Challenge:
Look through the material below. Copy every line with the string "this" in it.

— START OF Records —

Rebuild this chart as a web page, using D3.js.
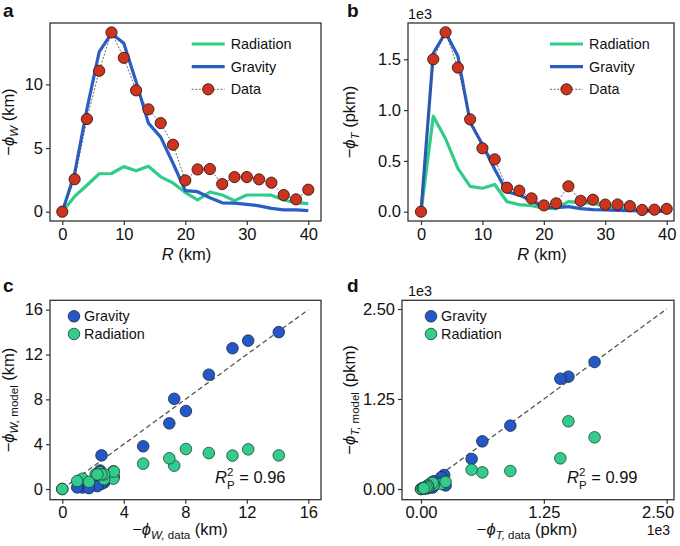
<!DOCTYPE html>
<html><head><meta charset="utf-8">
<script src="https://cdn.jsdelivr.net/npm/d3@7"></script>
<style>body{margin:0;background:#fff;} svg{display:block;} text{font-family:"Liberation Sans",Arial,Helvetica,sans-serif;fill:#111;}</style>
</head><body>
<svg id="c" width="680" height="546"></svg>
<script>
// ---- data ----
const R = [0,2,4,6,8,10,12,14,16,18,20,22,24,26,28,30,32,34,36,38,40];
const dataW = [0,2.55,7.28,11.07,14.08,12.09,9.53,8.04,6.96,5.26,2.46,3.32,3.35,2.17,2.72,2.72,2.54,2.28,1.31,0.97,1.73];
const gravW = [0,3.0,8.05,12.56,14.0,13.24,10.2,6.96,5.86,3.81,1.65,1.57,1.1,0.7,0.67,0.58,0.46,0.26,0.14,0.14,0.08];
const radW  = [0,1.2,2.08,2.98,3.0,3.54,3.21,3.57,2.74,2.26,1.5,0.92,1.55,1.31,0.87,1.31,1.31,1.3,0.92,0.71,0.63];
const dataT = [0,1500,1766,1418,909,624,515,236,207,131,62,82,250,107,118,70,71,55,17,20,28];
const gravT = [0,1560,1764,1532,880,662,417,195,164,108,43,40,50,30,20,17,13,10,7,5,4];
const radT  = [0,940,718,426,250,231,268,98,70,59,35,30,100,90,85,50,35,20,15,10,10];
const ticksRkm = [0,10,20,30,40];
const ticksWa = [0,5,10];
const ticksTb = [0,500,1000,1500];
const ticksWc = [0,4,8,12,16];
const ticksTd = [0,1250,2500];
const seriesNames = ["Radiation","Gravity","Data"];
const scatterNames = ["Gravity","Radiation"];
const r2 = ["0.96","0.99"];

// ---- style ----
const C_RAD = "#2fcc8a", C_GRAV = "#2a5ec4", C_DATA = "#cc3420";
const C_SGRAV = "#2458c6", C_SRAD = "#34cc8c";
const svg = d3.select("#c");

function frame(p){
  svg.append("rect").attr("x",p.x0).attr("y",p.y0).attr("width",p.x1-p.x0).attr("height",p.y1-p.y0)
    .attr("fill","none").attr("stroke","#333").attr("stroke-width",1.3);
}
function axes(p, x, y, xt, yt, xf, yf){
  const gx = svg.append("g").attr("transform",`translate(0,${p.y1})`)
    .call(d3.axisBottom(x).tickValues(xt).tickFormat(xf).tickSize(4).tickPadding(3));
  const gy = svg.append("g").attr("transform",`translate(${p.x0},0)`)
    .call(d3.axisLeft(y).tickValues(yt).tickFormat(yf).tickSize(4).tickPadding(3));
  [gx,gy].forEach(g=>{
    g.select(".domain").remove();
    g.selectAll(".tick line").attr("stroke","#333").attr("stroke-width",1.2);
    g.selectAll(".tick text").attr("font-size",16.5).attr("fill","#111")
      .style("font-family",'"Liberation Sans",Arial,sans-serif');
  });
  return gx;
}
function label(x,y,rot){
  const t = svg.append("text").attr("x",x).attr("y",y).attr("text-anchor","middle").attr("font-size",16.5);
  if(rot) t.attr("transform",`rotate(-90,${x},${y})`);
  return t;
}
function phiLabel(t, sub, extra, unit){
  t.append("tspan").text("−");
  t.append("tspan").attr("font-style","italic").text("ϕ");
  t.append("tspan").attr("font-style","italic").attr("font-size",11.5).attr("dy",4).text(sub);
  if(extra) t.append("tspan").attr("font-size",11.5).text(extra);
  t.append("tspan").attr("dy",-4).text(" "+unit);
}
function panelLetter(x,y,l){
  svg.append("text").attr("x",x).attr("y",y).attr("font-size",19).attr("font-weight","bold").text(l);
}

// ---- panel a & b (line plots) ----
function linePanel(p, x, y, dat, grav, rad, yt, yf, legX){
  frame(p);
  const line = vals => d3.line().x((d,i)=>x(R[i])).y(d=>y(d))(vals);
  svg.append("path").attr("d",line(rad)).attr("fill","none").attr("stroke",C_RAD).attr("stroke-width",3.2).attr("stroke-linejoin","round");
  svg.append("path").attr("d",line(grav)).attr("fill","none").attr("stroke",C_GRAV).attr("stroke-width",3.2).attr("stroke-linejoin","round");
  svg.append("path").attr("d",line(dat)).attr("fill","none").attr("stroke","#444").attr("stroke-width",0.8).attr("stroke-dasharray","2,1.6");
  svg.append("g").selectAll("circle").data(dat).join("circle")
    .attr("cx",(d,i)=>x(R[i])).attr("cy",d=>y(d)).attr("r",5.6)
    .attr("fill",C_DATA).attr("stroke","#3a1510").attr("stroke-width",0.9);
  axes(p,x,y,ticksRkm,yt,d3.format("d"),yf);
  const rows = [44,66.7,89.3];
  seriesNames.forEach((n,i)=>{
    const yy = rows[i];
    if(i<2){
      svg.append("line").attr("x1",legX).attr("x2",legX+33).attr("y1",yy).attr("y2",yy)
        .attr("stroke",i==0?C_RAD:C_GRAV).attr("stroke-width",3.2);
    } else {
      svg.append("line").attr("x1",legX).attr("x2",legX+33).attr("y1",yy).attr("y2",yy)
        .attr("stroke","#444").attr("stroke-width",0.8).attr("stroke-dasharray","2,1.6");
      svg.append("circle").attr("cx",legX+16.5).attr("cy",yy).attr("r",5.6)
        .attr("fill",C_DATA).attr("stroke","#3a1510").attr("stroke-width",0.9);
    }
    svg.append("text").attr("x",legX+39).attr("y",yy+5).attr("font-size",14.4).text(n);
  });
  const xl = label((p.x0+p.x1)/2+1, 259.5, false);
  xl.append("tspan").attr("font-style","italic").text("R");
  xl.append("tspan").text(" (km)");
}

const pa = {x0:50,x1:321,y0:23,y1:221};
const xa = d3.scaleLinear().domain([0,40]).range([62.3,308.3]);
const ya = d3.scaleLinear().domain([0,10]).range([211.7,84.4]);
linePanel(pa, xa, ya, dataW, gravW, radW, ticksWa, d3.format("d"), 191.7);
phiLabel(label(14, 122, true), "W", null, "(km)");
panelLetter(3,17,"a");

const pb = {x0:408,x1:674,y0:23,y1:221};
const xb = d3.scaleLinear().domain([0,40]).range([421,666.7]);
const yb = d3.scaleLinear().domain([0,1500]).range([211.7,59.3]);
linePanel(pb, xb, yb, dataT, gravT, radT, ticksTb, d=>(d/1000).toFixed(1), 550);
phiLabel(label(355, 122, true), "T", null, "(pkm)");
panelLetter(347,17,"b");
svg.append("text").attr("x",408).attr("y",19).attr("font-size",14.4).text("1e3");

// ---- panel c & d (scatter) ----
function scatterPanel(p, x, y, dat, grav, rad, ticks, tf, legX, maxv, r2txt, r2x){
  frame(p);
  svg.append("line").attr("x1",x(0)).attr("y1",y(0)).attr("x2",x(maxv)).attr("y2",y(maxv))
    .attr("stroke","#555").attr("stroke-width",1.3).attr("stroke-dasharray","5,3");
  svg.append("g").selectAll("circle").data(grav).join("circle")
    .attr("cx",(d,i)=>x(dat[i])).attr("cy",d=>y(d)).attr("r",5.8)
    .attr("fill",C_SGRAV).attr("stroke","#1a2a44").attr("stroke-width",0.8);
  svg.append("g").selectAll("circle").data(rad).join("circle")
    .attr("cx",(d,i)=>x(dat[i])).attr("cy",d=>y(d)).attr("r",5.8)
    .attr("fill",C_SRAD).attr("stroke","#1a4432").attr("stroke-width",0.8);
  const gx = axes(p,x,y,ticks,ticks,tf,tf);
  scatterNames.forEach((n,i)=>{
    const yy = 316.3 + i*17.7;
    svg.append("circle").attr("cx",legX).attr("cy",yy).attr("r",5.8)
      .attr("fill",i==0?C_SGRAV:C_SRAD).attr("stroke",i==0?"#1a2a44":"#1a4432").attr("stroke-width",0.8);
    svg.append("text").attr("x",legX+10).attr("y",yy+5).attr("font-size",14.4).text(n);
  });
  const t = svg.append("text").attr("x",r2x).attr("y",483).attr("font-size",16.5);
  t.append("tspan").attr("font-style","italic").text("R");
  t.append("tspan").attr("font-size",11.5).attr("dy",-7).text("2");
  t.append("tspan").attr("font-size",11.5).attr("dx",-6.4).attr("dy",13).text("P");
  t.append("tspan").attr("dy",-6).text(" = "+r2txt);
  return gx;
}

const pc = {x0:50,x1:321,y0:300.3,y1:499.7};
const xc = d3.scaleLinear().domain([0,16]).range([62.3,308.3]);
const yc = d3.scaleLinear().domain([0,16]).range([489,309.7]);
scatterPanel(pc, xc, yc, dataW, gravW, radW, ticksWc, d3.format("d"), 74, 16, r2[0], 215);
phiLabel(label(14, 400, true), "W,", " model", "(km)");
phiLabel(label(180, 535, false), "W,", " data", "(km)");
panelLetter(3,291.5,"c");

const pd = {x0:402,x1:674,y0:300.3,y1:499.7};
const xd = d3.scaleLinear().domain([0,2500]).range([421,666.7]);
const yd = d3.scaleLinear().domain([0,2500]).range([489,309]);
const gxd = scatterPanel(pd, xd, yd, dataT, gravT, radT, ticksTd, d=>(d/1000).toFixed(2), 431, 2500, r2[1], 567);
// keep last tick label inside the picture, as in the reference
gxd.selectAll(".tick text").filter(d=>d===2500).attr("text-anchor","end").attr("x",7);
phiLabel(label(355, 400, true), "T,", " model", "(pkm)");
phiLabel(label(527, 535, false), "T,", " data", "(pkm)");
panelLetter(347,291.5,"d");
svg.append("text").attr("x",408).attr("y",296).attr("font-size",14.4).text("1e3");
svg.append("text").attr("x",670).attr("y",535).attr("font-size",14).attr("text-anchor","end").text("1e3");
</script>
</body></html>
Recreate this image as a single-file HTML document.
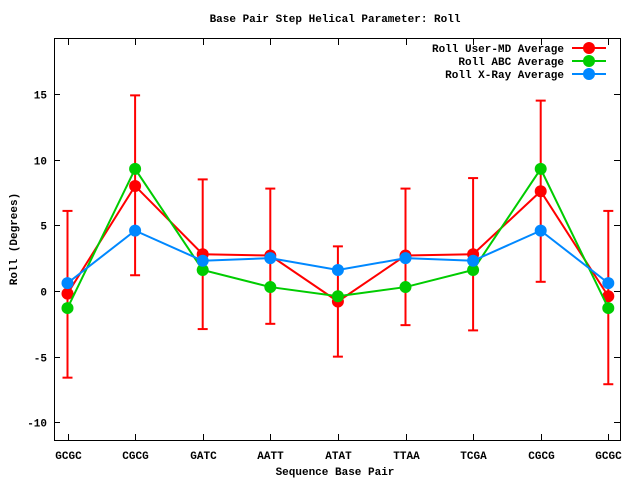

— END OF Records —

Correct answer:
Rebuild this chart as a web page, using D3.js.
Recreate this image as a single-file HTML document.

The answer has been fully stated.